::: Records supplied :::

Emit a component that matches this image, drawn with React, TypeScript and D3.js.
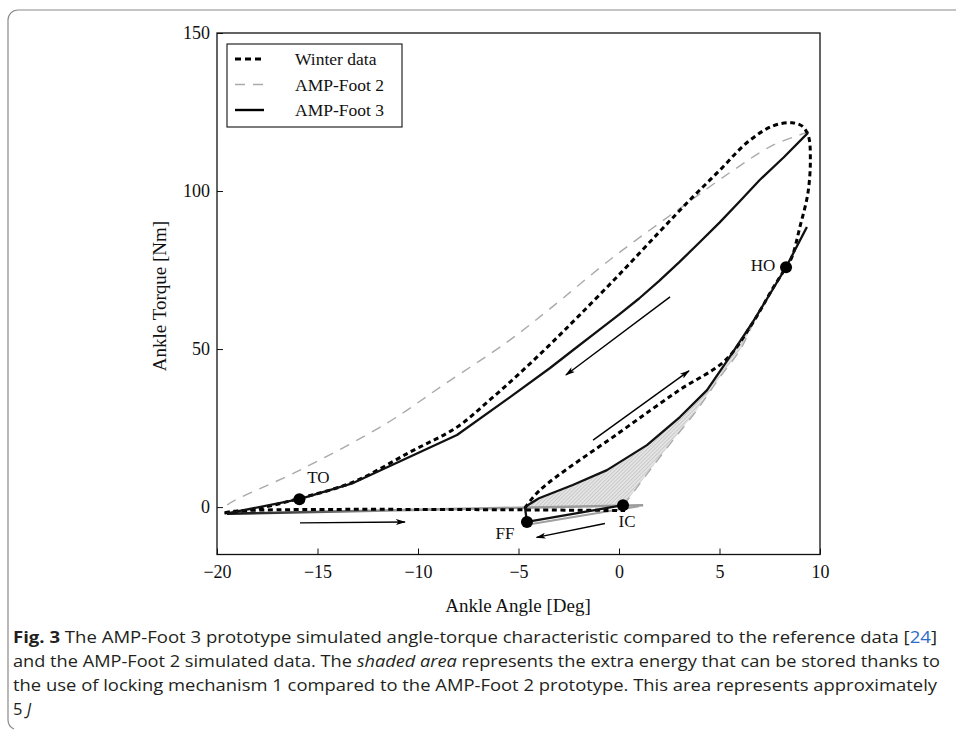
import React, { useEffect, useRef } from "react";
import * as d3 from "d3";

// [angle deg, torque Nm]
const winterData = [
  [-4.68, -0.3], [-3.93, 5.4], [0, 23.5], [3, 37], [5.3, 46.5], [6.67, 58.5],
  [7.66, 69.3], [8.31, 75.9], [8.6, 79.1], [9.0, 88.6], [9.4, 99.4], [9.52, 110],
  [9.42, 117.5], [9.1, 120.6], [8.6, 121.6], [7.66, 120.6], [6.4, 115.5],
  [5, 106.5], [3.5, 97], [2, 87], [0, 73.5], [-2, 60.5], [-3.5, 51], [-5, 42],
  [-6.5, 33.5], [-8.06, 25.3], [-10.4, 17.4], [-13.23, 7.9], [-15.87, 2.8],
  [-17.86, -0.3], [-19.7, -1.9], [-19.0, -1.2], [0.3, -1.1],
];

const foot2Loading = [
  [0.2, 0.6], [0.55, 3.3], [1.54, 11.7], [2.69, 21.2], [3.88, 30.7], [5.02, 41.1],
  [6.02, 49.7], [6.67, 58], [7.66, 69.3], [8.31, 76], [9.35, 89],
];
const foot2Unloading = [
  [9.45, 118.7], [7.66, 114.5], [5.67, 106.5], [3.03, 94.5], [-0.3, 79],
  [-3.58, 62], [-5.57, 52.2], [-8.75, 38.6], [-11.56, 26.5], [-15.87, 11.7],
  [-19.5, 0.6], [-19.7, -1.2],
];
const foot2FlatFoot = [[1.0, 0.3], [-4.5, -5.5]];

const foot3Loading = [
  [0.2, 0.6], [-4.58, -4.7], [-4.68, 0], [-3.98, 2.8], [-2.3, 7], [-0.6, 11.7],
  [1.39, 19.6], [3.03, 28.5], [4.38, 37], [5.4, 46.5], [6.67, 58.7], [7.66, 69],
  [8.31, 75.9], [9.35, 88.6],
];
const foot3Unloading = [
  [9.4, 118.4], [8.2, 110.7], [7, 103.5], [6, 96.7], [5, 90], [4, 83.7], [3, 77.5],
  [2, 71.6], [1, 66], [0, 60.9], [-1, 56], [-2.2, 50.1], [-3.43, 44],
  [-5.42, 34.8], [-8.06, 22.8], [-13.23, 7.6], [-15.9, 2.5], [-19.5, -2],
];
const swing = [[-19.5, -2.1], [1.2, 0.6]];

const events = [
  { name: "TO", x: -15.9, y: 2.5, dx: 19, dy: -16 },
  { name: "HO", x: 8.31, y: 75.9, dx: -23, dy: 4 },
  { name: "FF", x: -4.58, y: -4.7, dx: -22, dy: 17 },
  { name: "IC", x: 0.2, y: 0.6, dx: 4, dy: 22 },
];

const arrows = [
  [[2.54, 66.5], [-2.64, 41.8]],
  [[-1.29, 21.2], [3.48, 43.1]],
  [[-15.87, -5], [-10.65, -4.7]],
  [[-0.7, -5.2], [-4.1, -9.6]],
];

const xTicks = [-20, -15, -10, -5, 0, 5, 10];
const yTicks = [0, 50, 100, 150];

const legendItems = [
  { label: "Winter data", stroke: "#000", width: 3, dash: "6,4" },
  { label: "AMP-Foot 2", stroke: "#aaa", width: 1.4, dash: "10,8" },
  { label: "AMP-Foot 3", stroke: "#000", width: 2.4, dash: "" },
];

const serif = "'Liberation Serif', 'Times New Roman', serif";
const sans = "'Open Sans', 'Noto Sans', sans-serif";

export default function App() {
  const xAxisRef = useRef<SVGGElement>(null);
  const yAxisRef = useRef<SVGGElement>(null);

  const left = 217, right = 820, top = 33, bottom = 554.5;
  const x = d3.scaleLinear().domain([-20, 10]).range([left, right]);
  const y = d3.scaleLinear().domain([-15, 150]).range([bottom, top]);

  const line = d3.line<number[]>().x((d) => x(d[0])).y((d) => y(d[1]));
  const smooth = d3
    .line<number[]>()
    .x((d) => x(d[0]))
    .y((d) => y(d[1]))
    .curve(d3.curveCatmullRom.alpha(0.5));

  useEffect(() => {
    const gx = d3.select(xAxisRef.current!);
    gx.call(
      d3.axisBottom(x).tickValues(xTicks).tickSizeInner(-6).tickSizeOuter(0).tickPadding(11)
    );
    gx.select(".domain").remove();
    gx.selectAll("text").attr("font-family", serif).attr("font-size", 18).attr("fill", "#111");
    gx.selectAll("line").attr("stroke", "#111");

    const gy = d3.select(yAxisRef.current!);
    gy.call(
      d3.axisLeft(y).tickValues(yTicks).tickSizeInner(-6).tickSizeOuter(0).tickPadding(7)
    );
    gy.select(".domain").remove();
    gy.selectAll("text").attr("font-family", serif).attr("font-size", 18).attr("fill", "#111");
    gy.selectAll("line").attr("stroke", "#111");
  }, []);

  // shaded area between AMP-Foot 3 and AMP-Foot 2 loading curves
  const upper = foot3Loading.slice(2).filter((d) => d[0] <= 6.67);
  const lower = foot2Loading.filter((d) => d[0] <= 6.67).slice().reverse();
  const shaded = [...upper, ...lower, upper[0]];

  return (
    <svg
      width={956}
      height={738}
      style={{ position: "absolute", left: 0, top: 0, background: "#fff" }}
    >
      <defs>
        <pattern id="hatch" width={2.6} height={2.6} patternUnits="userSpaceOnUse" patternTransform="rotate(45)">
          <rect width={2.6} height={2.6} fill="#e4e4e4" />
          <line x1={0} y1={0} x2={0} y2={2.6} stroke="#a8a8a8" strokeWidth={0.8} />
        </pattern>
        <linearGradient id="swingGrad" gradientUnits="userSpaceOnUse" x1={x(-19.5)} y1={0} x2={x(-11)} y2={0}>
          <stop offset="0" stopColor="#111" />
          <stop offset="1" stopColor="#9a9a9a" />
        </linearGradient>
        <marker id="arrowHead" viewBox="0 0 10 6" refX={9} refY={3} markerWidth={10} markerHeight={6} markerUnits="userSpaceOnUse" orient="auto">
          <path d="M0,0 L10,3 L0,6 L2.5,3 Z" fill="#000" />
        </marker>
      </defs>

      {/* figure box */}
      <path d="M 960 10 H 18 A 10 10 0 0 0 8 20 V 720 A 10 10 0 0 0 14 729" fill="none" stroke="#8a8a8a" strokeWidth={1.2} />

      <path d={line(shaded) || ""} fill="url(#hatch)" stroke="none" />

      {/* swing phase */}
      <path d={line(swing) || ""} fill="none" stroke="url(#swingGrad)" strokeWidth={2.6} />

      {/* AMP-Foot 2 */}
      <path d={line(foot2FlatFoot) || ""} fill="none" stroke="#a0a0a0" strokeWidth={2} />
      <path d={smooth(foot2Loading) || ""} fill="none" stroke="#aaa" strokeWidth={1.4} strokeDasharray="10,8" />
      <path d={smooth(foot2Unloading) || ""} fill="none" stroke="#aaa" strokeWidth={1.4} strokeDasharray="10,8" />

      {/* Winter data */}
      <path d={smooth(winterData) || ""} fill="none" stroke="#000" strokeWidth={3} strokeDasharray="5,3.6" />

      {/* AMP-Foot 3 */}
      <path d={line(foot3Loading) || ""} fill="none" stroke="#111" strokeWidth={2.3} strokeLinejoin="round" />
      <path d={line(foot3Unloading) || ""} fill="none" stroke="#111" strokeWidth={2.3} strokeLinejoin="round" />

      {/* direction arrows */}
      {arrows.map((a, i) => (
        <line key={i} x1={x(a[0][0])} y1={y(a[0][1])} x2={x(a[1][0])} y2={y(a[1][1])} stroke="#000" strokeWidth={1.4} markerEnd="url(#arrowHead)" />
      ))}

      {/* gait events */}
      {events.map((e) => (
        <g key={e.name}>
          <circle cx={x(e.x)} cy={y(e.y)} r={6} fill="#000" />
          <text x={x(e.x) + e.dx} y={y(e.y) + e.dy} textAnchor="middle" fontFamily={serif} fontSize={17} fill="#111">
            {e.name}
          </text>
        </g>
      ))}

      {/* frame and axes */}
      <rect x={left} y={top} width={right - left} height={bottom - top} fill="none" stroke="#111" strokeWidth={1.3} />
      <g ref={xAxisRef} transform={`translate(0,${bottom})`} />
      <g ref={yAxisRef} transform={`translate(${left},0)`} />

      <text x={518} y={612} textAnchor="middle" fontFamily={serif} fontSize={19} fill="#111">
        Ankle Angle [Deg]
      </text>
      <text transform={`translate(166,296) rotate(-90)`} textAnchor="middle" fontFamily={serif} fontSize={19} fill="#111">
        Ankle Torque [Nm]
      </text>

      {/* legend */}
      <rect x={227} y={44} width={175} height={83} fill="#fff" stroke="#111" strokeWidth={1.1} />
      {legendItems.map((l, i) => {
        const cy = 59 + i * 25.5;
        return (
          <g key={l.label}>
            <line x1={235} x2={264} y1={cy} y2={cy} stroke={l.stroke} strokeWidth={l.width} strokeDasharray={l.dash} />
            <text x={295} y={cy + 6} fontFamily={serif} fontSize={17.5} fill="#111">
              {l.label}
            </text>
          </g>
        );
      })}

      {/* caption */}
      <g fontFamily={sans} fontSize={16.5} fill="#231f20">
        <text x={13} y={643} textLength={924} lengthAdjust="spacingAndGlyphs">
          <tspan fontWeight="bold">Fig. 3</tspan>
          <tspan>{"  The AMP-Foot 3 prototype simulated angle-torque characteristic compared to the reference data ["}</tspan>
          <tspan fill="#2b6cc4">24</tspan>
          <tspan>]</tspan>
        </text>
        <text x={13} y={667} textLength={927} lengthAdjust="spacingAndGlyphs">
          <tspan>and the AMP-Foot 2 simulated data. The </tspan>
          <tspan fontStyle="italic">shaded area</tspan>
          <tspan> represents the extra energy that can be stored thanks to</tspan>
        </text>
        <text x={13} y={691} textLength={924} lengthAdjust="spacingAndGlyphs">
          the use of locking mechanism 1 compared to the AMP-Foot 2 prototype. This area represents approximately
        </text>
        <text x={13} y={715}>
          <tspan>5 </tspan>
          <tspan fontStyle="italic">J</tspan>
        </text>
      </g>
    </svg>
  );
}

:::
::: Records supplied :::

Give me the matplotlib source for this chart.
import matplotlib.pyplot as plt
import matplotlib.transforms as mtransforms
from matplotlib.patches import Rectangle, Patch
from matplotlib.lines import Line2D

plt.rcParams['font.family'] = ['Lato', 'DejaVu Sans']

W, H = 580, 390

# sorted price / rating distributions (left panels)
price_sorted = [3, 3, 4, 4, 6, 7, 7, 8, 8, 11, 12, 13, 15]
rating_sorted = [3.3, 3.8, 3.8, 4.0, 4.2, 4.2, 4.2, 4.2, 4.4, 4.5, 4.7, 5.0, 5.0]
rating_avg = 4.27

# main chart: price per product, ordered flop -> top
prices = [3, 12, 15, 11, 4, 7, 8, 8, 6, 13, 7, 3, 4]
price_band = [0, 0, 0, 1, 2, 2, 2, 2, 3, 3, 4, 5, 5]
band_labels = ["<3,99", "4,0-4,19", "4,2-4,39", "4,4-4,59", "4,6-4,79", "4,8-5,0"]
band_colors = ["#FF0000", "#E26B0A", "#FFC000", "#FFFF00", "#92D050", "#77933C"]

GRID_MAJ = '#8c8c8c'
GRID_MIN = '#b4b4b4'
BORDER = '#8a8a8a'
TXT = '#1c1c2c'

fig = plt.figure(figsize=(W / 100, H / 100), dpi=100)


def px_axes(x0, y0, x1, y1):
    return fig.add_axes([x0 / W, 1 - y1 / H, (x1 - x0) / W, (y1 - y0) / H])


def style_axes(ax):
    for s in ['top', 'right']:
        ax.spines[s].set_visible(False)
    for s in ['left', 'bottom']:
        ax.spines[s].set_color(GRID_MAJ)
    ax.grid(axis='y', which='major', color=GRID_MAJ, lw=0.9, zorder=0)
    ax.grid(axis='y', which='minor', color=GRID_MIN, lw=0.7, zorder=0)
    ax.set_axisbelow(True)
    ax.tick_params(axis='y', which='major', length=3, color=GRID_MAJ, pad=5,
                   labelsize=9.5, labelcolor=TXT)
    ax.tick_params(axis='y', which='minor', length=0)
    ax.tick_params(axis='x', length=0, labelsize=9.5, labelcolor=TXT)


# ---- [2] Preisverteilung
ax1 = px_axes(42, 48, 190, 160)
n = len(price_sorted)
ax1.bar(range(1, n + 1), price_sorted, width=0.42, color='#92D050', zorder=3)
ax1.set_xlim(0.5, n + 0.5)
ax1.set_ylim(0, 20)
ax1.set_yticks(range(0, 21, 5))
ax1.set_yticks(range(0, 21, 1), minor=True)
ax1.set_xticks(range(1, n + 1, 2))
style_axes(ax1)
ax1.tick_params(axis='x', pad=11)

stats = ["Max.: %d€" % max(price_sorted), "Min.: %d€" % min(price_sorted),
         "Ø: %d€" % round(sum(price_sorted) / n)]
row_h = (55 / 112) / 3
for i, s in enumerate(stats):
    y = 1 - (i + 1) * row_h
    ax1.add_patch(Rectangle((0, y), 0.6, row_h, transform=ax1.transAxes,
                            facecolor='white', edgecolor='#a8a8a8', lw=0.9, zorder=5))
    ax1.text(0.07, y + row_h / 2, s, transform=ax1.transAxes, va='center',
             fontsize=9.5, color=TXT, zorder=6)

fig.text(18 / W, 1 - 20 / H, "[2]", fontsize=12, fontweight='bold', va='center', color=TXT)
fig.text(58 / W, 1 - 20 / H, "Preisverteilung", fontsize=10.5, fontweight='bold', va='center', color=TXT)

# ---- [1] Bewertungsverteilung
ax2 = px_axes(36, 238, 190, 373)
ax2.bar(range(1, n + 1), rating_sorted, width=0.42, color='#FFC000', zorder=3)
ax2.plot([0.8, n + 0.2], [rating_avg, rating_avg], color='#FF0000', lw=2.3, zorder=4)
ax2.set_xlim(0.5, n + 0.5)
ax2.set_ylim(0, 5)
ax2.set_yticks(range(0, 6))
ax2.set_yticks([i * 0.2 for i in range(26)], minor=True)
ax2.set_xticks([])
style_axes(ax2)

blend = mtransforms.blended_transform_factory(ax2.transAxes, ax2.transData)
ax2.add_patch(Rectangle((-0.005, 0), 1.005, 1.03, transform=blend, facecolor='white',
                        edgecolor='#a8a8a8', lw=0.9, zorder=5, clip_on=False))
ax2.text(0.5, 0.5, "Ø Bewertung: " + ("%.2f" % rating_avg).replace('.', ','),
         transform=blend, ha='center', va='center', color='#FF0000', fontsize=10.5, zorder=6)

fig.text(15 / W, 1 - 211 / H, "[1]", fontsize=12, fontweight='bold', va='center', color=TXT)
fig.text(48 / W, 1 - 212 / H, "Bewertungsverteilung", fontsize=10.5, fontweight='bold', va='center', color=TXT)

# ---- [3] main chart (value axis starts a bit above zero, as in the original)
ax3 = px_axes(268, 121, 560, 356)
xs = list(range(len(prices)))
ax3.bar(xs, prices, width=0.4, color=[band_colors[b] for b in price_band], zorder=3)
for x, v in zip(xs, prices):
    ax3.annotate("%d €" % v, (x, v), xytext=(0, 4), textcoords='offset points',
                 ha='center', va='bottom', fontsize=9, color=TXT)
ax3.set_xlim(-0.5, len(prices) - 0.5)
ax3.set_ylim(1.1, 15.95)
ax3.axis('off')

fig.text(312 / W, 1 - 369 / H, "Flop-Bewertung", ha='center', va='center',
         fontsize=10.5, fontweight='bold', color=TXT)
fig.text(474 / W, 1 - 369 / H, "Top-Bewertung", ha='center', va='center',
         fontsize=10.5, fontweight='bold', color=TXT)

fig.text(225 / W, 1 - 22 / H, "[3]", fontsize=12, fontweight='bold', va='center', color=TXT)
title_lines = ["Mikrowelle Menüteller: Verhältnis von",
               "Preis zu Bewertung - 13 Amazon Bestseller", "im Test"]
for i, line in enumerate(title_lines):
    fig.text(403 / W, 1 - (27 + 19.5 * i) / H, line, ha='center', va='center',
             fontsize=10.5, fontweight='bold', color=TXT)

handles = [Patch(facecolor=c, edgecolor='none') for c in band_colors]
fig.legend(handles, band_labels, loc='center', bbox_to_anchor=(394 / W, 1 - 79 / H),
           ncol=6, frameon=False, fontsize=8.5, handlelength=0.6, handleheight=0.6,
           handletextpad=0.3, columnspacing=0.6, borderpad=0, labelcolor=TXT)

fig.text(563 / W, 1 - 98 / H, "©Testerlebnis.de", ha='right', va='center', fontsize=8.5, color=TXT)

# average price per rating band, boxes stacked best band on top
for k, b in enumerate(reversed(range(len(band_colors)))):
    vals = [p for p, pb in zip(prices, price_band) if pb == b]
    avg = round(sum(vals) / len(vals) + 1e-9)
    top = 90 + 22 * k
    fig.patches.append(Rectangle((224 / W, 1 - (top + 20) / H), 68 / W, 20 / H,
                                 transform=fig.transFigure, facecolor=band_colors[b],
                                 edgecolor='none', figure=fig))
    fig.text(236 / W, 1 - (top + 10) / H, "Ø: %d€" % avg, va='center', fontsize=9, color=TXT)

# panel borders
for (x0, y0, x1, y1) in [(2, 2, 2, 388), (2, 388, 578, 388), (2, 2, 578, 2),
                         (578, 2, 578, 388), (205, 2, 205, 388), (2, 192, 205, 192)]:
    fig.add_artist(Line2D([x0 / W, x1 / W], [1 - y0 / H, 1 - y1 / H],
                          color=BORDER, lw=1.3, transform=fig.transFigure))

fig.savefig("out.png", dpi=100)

:::

■ Job
Nothing but the lines above, starting at the line that contains "Emit a component" and ending at the line that contains "import * as", should be given again, exactly and without the pictures.

■ Answer below
Emit a component that matches this image, drawn with React, TypeScript and D3.js.
import React, { useEffect, useRef } from "react";
import * as d3 from "d3";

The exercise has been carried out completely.